== Set task ==
Transcribe all of the material below word for word and leave out its pictures.

== Given data ==

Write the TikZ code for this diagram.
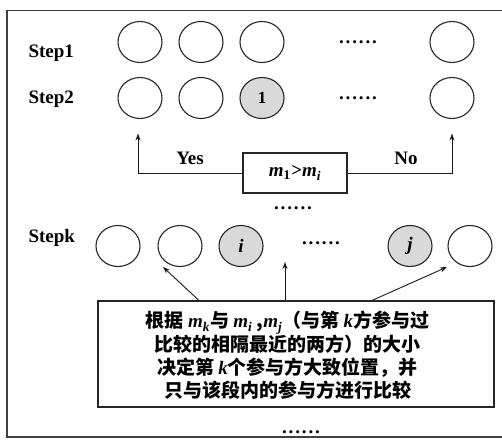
\documentclass[tikz,border=0pt]{standalone}
\usepackage{fontspec}
\setmainfont{Liberation Serif}
\newfontfamily\cjk{Noto Sans CJK SC}
\usetikzlibrary{arrows.meta,shapes.geometric}
\newcommand\sixdots{{\bfseries\fontsize{19}{19}\selectfont .\kern1.9pt.\kern1.9pt.\kern1.9pt.\kern1.9pt.\kern1.9pt.}}
\newcommand\lt[1]{{\rmfamily\bfseries\itshape #1}}
\begin{document}
\begin{tikzpicture}[x=1pt,y=-1pt,
  part/.style={ellipse,draw=black!85,line width=1.1pt,minimum width=44pt,minimum height=41pt,inner sep=0pt},
  hit/.style={part,fill=black!15},
  lbl/.style={font=\bfseries\fontsize{19}{20}\selectfont},
  dotsnode/.style={anchor=base,inner sep=0pt},
  boxnode/.style={draw=black!85,line width=1.1pt,inner sep=0pt},
  arr/.style={-{Stealth[length=7pt,width=5pt]},line width=0.9pt,draw=black!90}
]
\useasboundingbox (0,0) rectangle (502,439);
% frame
\draw[black!75,line width=1.1pt] (503,10.5) -- (7,10.5) -- (7,437) -- (503,437);

% labels
\node[lbl,anchor=west] (s1) at (25,53) {Step1};
\node[lbl,anchor=west] (s2) at (25,99) {Step2};
\node[lbl,anchor=west] (sk) at (25,238) {Stepk};

% row 1
\node[part] (a1) at (140,42) {};
\node[part] (a2) at (201,42) {};
\node[part] (a3) at (262,42) {};
\node[dotsnode] (ad) at (358,43.5) {\sixdots};
\node[part] (a5) at (452,42) {};

% row 2
\node[part] (b1) at (140,98) {};
\node[part] (b2) at (201,98) {};
\node[hit] (b3) at (262,98) {\bfseries\fontsize{17}{17}\selectfont 1};
\node[dotsnode] (bd) at (358,99.5) {\sixdots};
\node[part] (b5) at (452,98) {};

% comparison
\node[boxnode,minimum width=104pt,minimum height=40pt] (cmp) at (295,173)
  {\fontsize{19}{19}\selectfont\lt{m}\textsubscript{\bfseries 1}\kern0.5pt{\bfseries>}\lt{m}\textsubscript{\lt{i}}};
\node[lbl] (yes) at (190,158) {Yes};
\node[lbl] (no) at (406,158) {No};
\draw[arr] (cmp.west) -| ([xshift=-2pt,yshift=-14.5pt]b1.south);
\draw[arr] (cmp.east) -| ([yshift=-14.5pt]b5.south);
\node[dotsnode] (md) at (293,209.5) {\sixdots};

% row k
\node[part] (k1) at (118,246) {};
\node[part] (k2) at (180,246) {};
\node[hit] (k3) at (241,246) {\fontsize{19}{19}\selectfont\lt{i}};
\node[dotsnode] (kd) at (321,244.5) {\sixdots};
\node[hit] (k5) at (410,246) {\fontsize{19}{19}\selectfont\lt{j}};
\node[part] (k6) at (470,246) {};

% note box
\node[boxnode,minimum width=396pt,minimum height=106pt] (note) at (296,354) {};
\node[font=\cjk\bfseries\fontsize{19}{23.3}\selectfont,align=center,inner sep=0pt] (notetxt) at (287.5,355.5)
  {根据 \lt{m}\textsubscript{\lt{k}}与 \lt{m}\textsubscript{\lt{i}} ,\lt{m}\textsubscript{\lt{j}}（与第 \lt{k}方参与过\\
   比较的相隔最近的两方）的大小\\
   决定第 \lt{k}个参与方大致位置，并\\
   只与该段内的参与方进行比较};
\coordinate (t1) at (163,267);
\coordinate (t2) at (285,262);
\coordinate (t3) at (447,267);
\draw[arr] ([xshift=-97pt]note.north) -- (t1);
\draw[arr] ([xshift=-11pt]note.north) -- (t2);
\draw[arr] ([xshift=76pt]note.north) -- (t3);
\node[dotsnode] (bot) at (301,433.5) {\sixdots};
\end{tikzpicture}
\end{document}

== Problem solution ==
Write the TikZ code for this diagram.
\documentclass[tikz,border=0pt]{standalone}
\usepackage{fontspec}
\setmainfont{Liberation Serif}
\newfontfamily\cjk{Noto Sans CJK SC}
\usetikzlibrary{arrows.meta,shapes.geometric}
\newcommand\sixdots{{\bfseries\fontsize{19}{19}\selectfont .\kern1.9pt.\kern1.9pt.\kern1.9pt.\kern1.9pt.\kern1.9pt.}}
\newcommand\lt[1]{{\rmfamily\bfseries\itshape #1}}
\begin{document}
\begin{tikzpicture}[x=1pt,y=-1pt,
  part/.style={ellipse,draw=black!85,line width=1.1pt,minimum width=44pt,minimum height=41pt,inner sep=0pt},
  hit/.style={part,fill=black!15},
  lbl/.style={font=\bfseries\fontsize{19}{20}\selectfont},
  dotsnode/.style={anchor=base,inner sep=0pt},
  boxnode/.style={draw=black!85,line width=1.1pt,inner sep=0pt},
  arr/.style={-{Stealth[length=7pt,width=5pt]},line width=0.9pt,draw=black!90}
]
\useasboundingbox (0,0) rectangle (502,439);
% frame
\draw[black!75,line width=1.1pt] (503,10.5) -- (7,10.5) -- (7,437) -- (503,437);

% labels
\node[lbl,anchor=west] (s1) at (25,53) {Step1};
\node[lbl,anchor=west] (s2) at (25,99) {Step2};
\node[lbl,anchor=west] (sk) at (25,238) {Stepk};

% row 1
\node[part] (a1) at (140,42) {};
\node[part] (a2) at (201,42) {};
\node[part] (a3) at (262,42) {};
\node[dotsnode] (ad) at (358,43.5) {\sixdots};
\node[part] (a5) at (452,42) {};

% row 2
\node[part] (b1) at (140,98) {};
\node[part] (b2) at (201,98) {};
\node[hit] (b3) at (262,98) {\bfseries\fontsize{17}{17}\selectfont 1};
\node[dotsnode] (bd) at (358,99.5) {\sixdots};
\node[part] (b5) at (452,98) {};

% comparison
\node[boxnode,minimum width=104pt,minimum height=40pt] (cmp) at (295,173)
  {\fontsize{19}{19}\selectfont\lt{m}\textsubscript{\bfseries 1}\kern0.5pt{\bfseries>}\lt{m}\textsubscript{\lt{i}}};
\node[lbl] (yes) at (190,158) {Yes};
\node[lbl] (no) at (406,158) {No};
\draw[arr] (cmp.west) -| ([xshift=-2pt,yshift=-14.5pt]b1.south);
\draw[arr] (cmp.east) -| ([yshift=-14.5pt]b5.south);
\node[dotsnode] (md) at (293,209.5) {\sixdots};

% row k
\node[part] (k1) at (118,246) {};
\node[part] (k2) at (180,246) {};
\node[hit] (k3) at (241,246) {\fontsize{19}{19}\selectfont\lt{i}};
\node[dotsnode] (kd) at (321,244.5) {\sixdots};
\node[hit] (k5) at (410,246) {\fontsize{19}{19}\selectfont\lt{j}};
\node[part] (k6) at (470,246) {};

% note box
\node[boxnode,minimum width=396pt,minimum height=106pt] (note) at (296,354) {};
\node[font=\cjk\bfseries\fontsize{19}{23.3}\selectfont,align=center,inner sep=0pt] (notetxt) at (287.5,355.5)
  {根据 \lt{m}\textsubscript{\lt{k}}与 \lt{m}\textsubscript{\lt{i}} ,\lt{m}\textsubscript{\lt{j}}（与第 \lt{k}方参与过\\
   比较的相隔最近的两方）的大小\\
   决定第 \lt{k}个参与方大致位置，并\\
   只与该段内的参与方进行比较};
\coordinate (t1) at (163,267);
\coordinate (t2) at (285,262);
\coordinate (t3) at (447,267);
\draw[arr] ([xshift=-97pt]note.north) -- (t1);
\draw[arr] ([xshift=-11pt]note.north) -- (t2);
\draw[arr] ([xshift=76pt]note.north) -- (t3);
\node[dotsnode] (bot) at (301,433.5) {\sixdots};
\end{tikzpicture}
\end{document}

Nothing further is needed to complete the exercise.